Small-signal AC amplification and DC offset

Thread Starter

odm4286

Joined Sep 20, 2009
265
Hello everyone,

I am playing around with small-signal AC amplification and have a question about DC offset. Let's say you have a signal that swings from 100mV to -100mV or 200mV in magnitude. If a DC offset is introduced and the signal is then amplified by a gain of 10 you will end up with a signal that is about 2V in magnitude but will swing around a point determined by the amount of DC offset introduced.
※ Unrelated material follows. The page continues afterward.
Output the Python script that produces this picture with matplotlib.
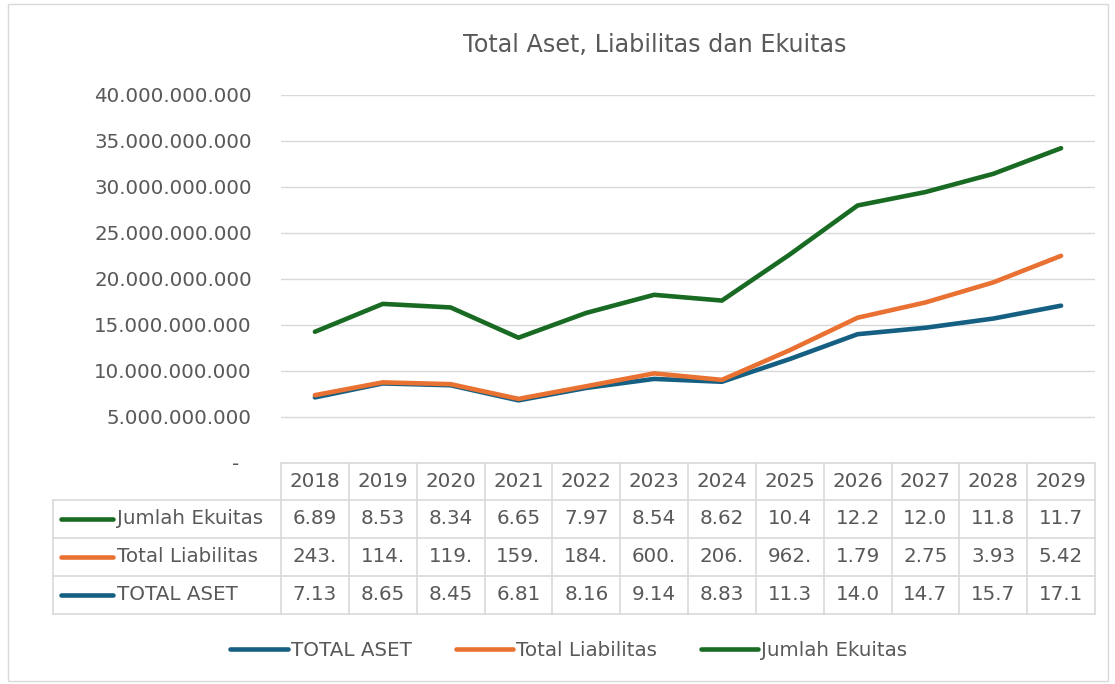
import numpy as np
import matplotlib
matplotlib.use("Agg")
import matplotlib.pyplot as plt
from matplotlib.transforms import blended_transform_factory
from matplotlib.lines import Line2D
from matplotlib.patches import Rectangle

years = ["2018", "2019", "2020", "2021", "2022", "2023", "2024", "2025", "2026", "2027", "2028", "2029"]
total_aset = [7.13e9, 8.65e9, 8.45e9, 6.81e9, 8.16e9, 9.14e9, 8.83e9, 11.3e9, 14.0e9, 14.7e9, 15.7e9, 17.1e9]
total_liabilitas = [243e6, 114e6, 119e6, 159e6, 184e6, 600e6, 206e6, 962e6, 1.79e9, 2.75e9, 3.93e9, 5.42e9]
jumlah_ekuitas = [6.89e9, 8.53e9, 8.34e9, 6.65e9, 7.97e9, 8.54e9, 8.62e9, 10.4e9, 12.2e9, 12.0e9, 11.8e9, 11.7e9]
series_names = ["TOTAL ASET", "Total Liabilitas", "Jumlah Ekuitas"]
colors = ["#156082", "#E97132", "#196B24"]
yticks = [0, 5e9, 10e9, 15e9, 20e9, 25e9, 30e9, 35e9, 40e9]

W, H = 1115, 684
TXT = "#595959"
GRID = "#D9D9D9"
FS = 14.3
plt.rcParams["font.family"] = ["DejaVu Sans"]

fig = plt.figure(figsize=(W / 100, H / 100), dpi=100)

def fx(px):
    return px / W

def fy(py):
    return 1 - py / H

ax_l, ax_r, ax_t, ax_b = 281, 1095, 95, 463
ax = fig.add_axes([fx(ax_l), fy(ax_b), fx(ax_r - ax_l), (ax_b - ax_t) / H])

fig.patches.append(Rectangle((fx(8), fy(681)), fx(1100), (681 - 4) / H,
                             transform=fig.transFigure, fill=False, ec=GRID, lw=1))

def fmt(v):
    s = f"{int(round(v)):,}".replace(",", ".")
    return s

x = np.arange(len(years))
data = [total_aset, total_liabilitas, jumlah_ekuitas]
stack = np.cumsum(np.array(data, dtype=float), axis=0)
for i in range(3):
    ax.plot(x, stack[i], color=colors[i], lw=3.3, solid_capstyle="round",
            solid_joinstyle="round", zorder=3 + i)

ax.set_xlim(-0.5, len(years) - 0.5)
ax.set_ylim(0, 40e9)
ax.set_yticks(yticks)
ax.set_yticklabels([fmt(v) if v > 0 else "-  " for v in yticks])
ax.tick_params(axis="y", length=0, pad=21, labelsize=FS, labelcolor=TXT)
ax.set_xticks([])
ax.grid(axis="y", color=GRID, lw=1)
ax.set_axisbelow(True)
for s in ax.spines.values():
    s.set_visible(False)

fig.text(fx(655), fy(45), "Total Aset, Liabilitas dan Ekuitas", ha="center", va="center",
         fontsize=17.2, color=TXT)

# Data table
tr = blended_transform_factory(ax.transData, fig.transFigure)
rows_y = [463, 500, 538, 576, 614]
line_kw = dict(color=GRID, lw=1.2, clip_on=False)
fig.lines.append(Line2D([fx(ax_l), fx(ax_r)], [fy(rows_y[0])] * 2, transform=fig.transFigure, **line_kw))
for ry in rows_y[1:]:
    fig.lines.append(Line2D([fx(53), fx(ax_r)], [fy(ry)] * 2, transform=fig.transFigure, **line_kw))
for b in np.arange(len(years) + 1) - 0.5:
    fig.lines.append(Line2D([b, b], [fy(rows_y[0]), fy(rows_y[-1])], transform=tr, **line_kw))
fig.lines.append(Line2D([fx(53), fx(53)], [fy(rows_y[1]), fy(rows_y[-1])], transform=fig.transFigure, **line_kw))

hy = fy((rows_y[0] + rows_y[1]) / 2)
for i, yr in enumerate(years):
    fig.text(i, hy, yr, transform=tr, ha="center", va="center", fontsize=FS, color=TXT)

table_order = [2, 1, 0]
for r, si in enumerate(table_order):
    cy = fy((rows_y[r + 1] + rows_y[r + 2]) / 2)
    fig.lines.append(Line2D([fx(61), fx(113)], [cy, cy], transform=fig.transFigure,
                            color=colors[si], lw=3.3, solid_capstyle="round"))
    fig.text(fx(117), cy, series_names[si], ha="left", va="center", fontsize=FS, color=TXT)
    for i, v in enumerate(data[si]):
        fig.text(i, cy, fmt(v)[:4], transform=tr, ha="center", va="center", fontsize=FS, color=TXT)

handles = [Line2D([], [], color=c, lw=3.3, solid_capstyle="round") for c in colors]
fig.legend(handles, series_names, loc="center", bbox_to_anchor=(fx(569), fy(650)), ncol=3,
           frameon=False, fontsize=FS, labelcolor=TXT, handlelength=2.9, handletextpad=0.15,
           columnspacing=2.2)

fig.savefig("out.png", dpi=100)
This is where I am stuck, what is the best way to eliminate this DC offset after amplification? I'd like to have a signal with a larger magnitude but still swings positive and negative through zero. For now, all of my circuits use transistors, capacitors, and resistors only. I'd like to avoid using ICs, op-amps for example, to develop a better understanding of what is actually going on.
 

MrChips

Joined Oct 2, 2009
30,806
Here are two ways to remove DC offset:

1) Use a summing amplifier and subtract the offset.
2) Use a DC blocking capacitor after the amplifier, i.e. a high pass filter.
 

Thread Starter

odm4286

Joined Sep 20, 2009
265
Please post a schematic of you amplifier and say how much offset you are seeing.
I am not in front of the machine that has LTSpice on it at the moment but I will post a schematic later tonight. It was more of a general question. I want to know how to handle a situation where you have a very small AC signal, let's say a sine wave, that you want to convert to a square wave. Well, if I used a Schmitt trigger to do this it would rely on a zero-crossing signal.

I felt like this was a tricky problem, a signal too small to serve as the input to the Schmitt trigger directly but by amplifying it you remove the zero-crossing characteristic needed for the Schmitt trigger to generate the desired waveform. Sorry if this is a little bit of a ramble. Hopefully, I got my point across.